Housing in Extreme Environments

The extreme climatic conditions of the North introduce a design paradox for architects. The fragile environmental conditions require incisive designs that respond to irregular loading from strong winds, heavy snowfalls, avalanche risk zones, and extreme cold. These phenomena are often instantaneous, sudden, and unpredictable. Risk of severe weather increases the vulnerability of human habitation to natural surroundings. Housing, in particular, must achieve levels of self-sufficiency in such environments in order to decrease dependency upon external infrastructure networks that can be severed during periods of harsh weather. At the same time, complications in material provision and inaccessible, remote terrain introduce ideas of prefabrication and economy of construction within these very particular contexts. Designing living environments must therefore consolidate solutions to scarcity, inaccessibility, and self-sufficiency with innovation particular to extreme climates. The existing dichotomy between vernacular housing traditions and the latest innovation in building technology establishes an interesting terrain for the design of comfortable living environments in the most harsh weather conditions.

The first part of the studio will investigate architectural solutions and responses within extreme climatic conditions. Students will research traditional building designs that respond to risks associated with avalanches, heavy snowfalls, strong winds, and low temperatures. As an introduction to building in these conditions, the studio will construct several prototypical designs of a ‘smallest-possible habitable unit’ that will be a temporary living space for mountaineers and hikers. The process will involve structural engineers (for the design of minimal foundations, lightweight structure for simple transportation, wind and avalanche resistance, etc.) and elements of sustainable architecture (intelligent building skins, vernacular building traditions, etc.) to produce a shelter with strict design constraints, minimum energy consumption, minimum envelope exposure, lightweight structure, and adherence to limits of remote transportation (helicopter, etc.). The prototype will be given a real site on the peak of a mountain exposed to the most severe weather conditions.

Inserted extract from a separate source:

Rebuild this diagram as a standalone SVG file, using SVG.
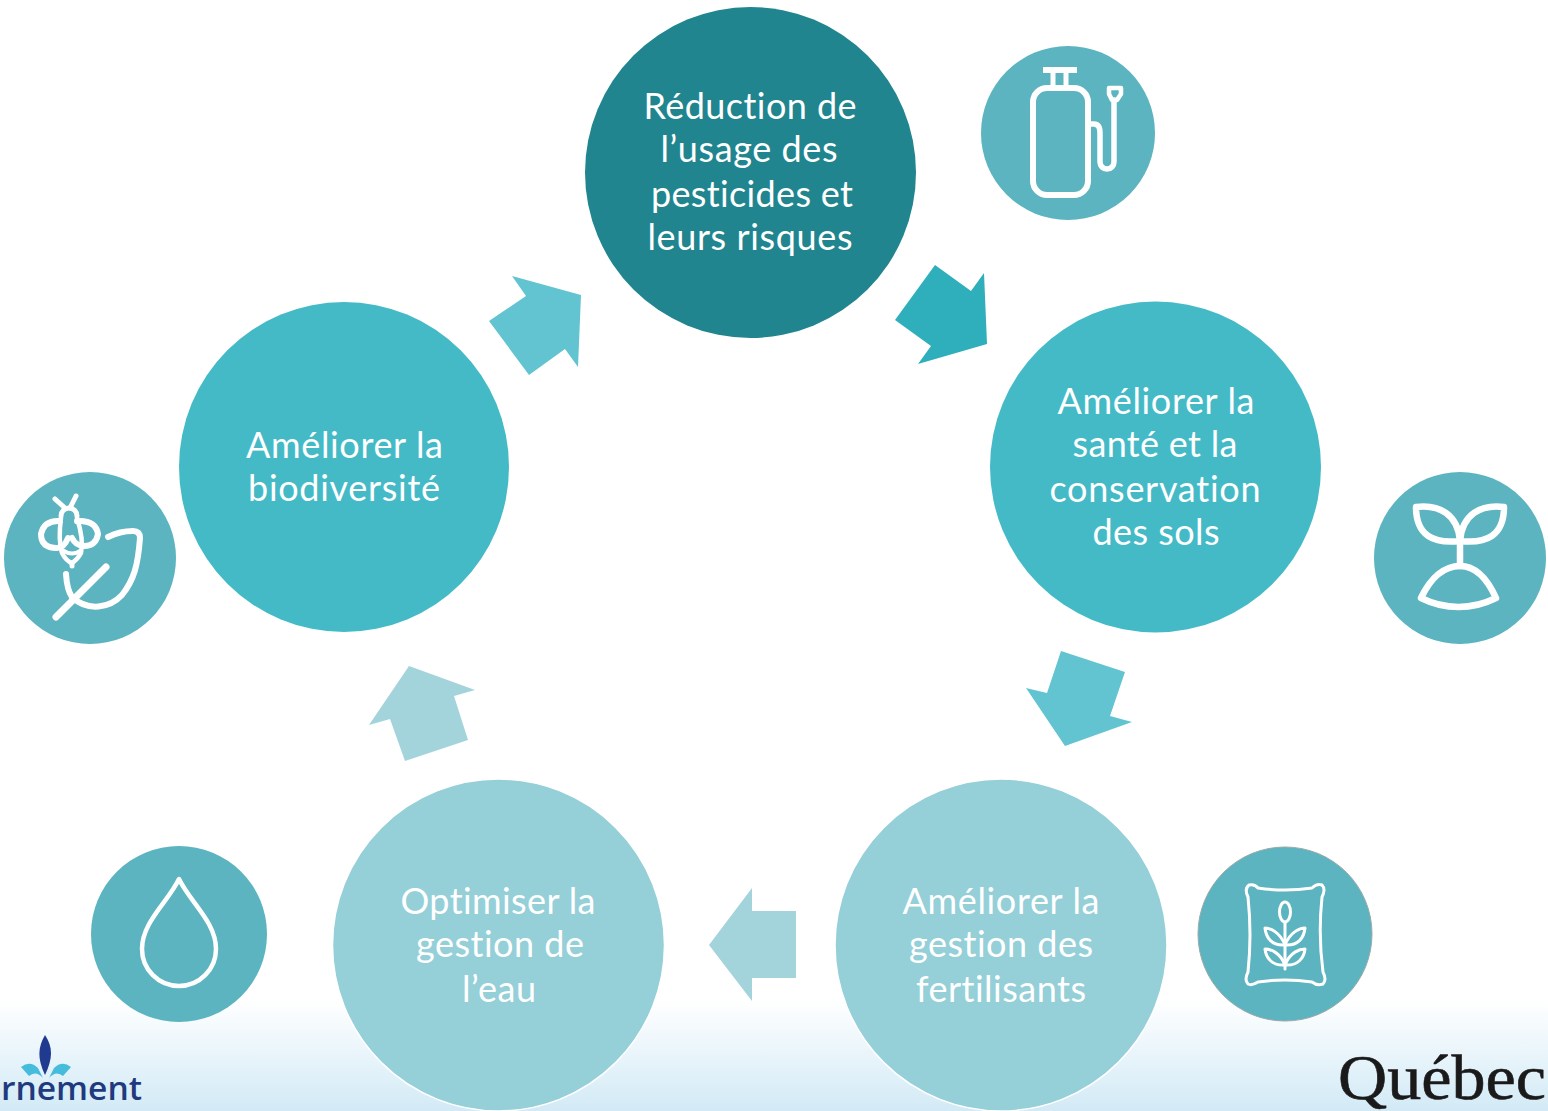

The studio will transition to larger scale housing designs in a similar harsh climate. Sites will be provided in Juneau, Alaska, where the outward expansion of the small city has caused peripheral development to encroach on the steep slopes of the surrounding mountains. The area faces many challenges in relation to avalanche zones; it is the city with the highest risk of avalanche disaster in the USA. Modes of self-sufficient and structurally integral design will be explored that can adapt to this risk and respond to disasters such as the recent 2008 avalanche in Juneau that destroyed the power supply of the entire municipality. Studio groups will focus on four design topics: a mountaineer village at the peak of Juneau Mountain, visitor housing at the edge of Juneau in close proximity to the cruise ship docks, seasonal housing for workers to the north of the city, and social housing for permanent residents at the foot of Juneau Mountain.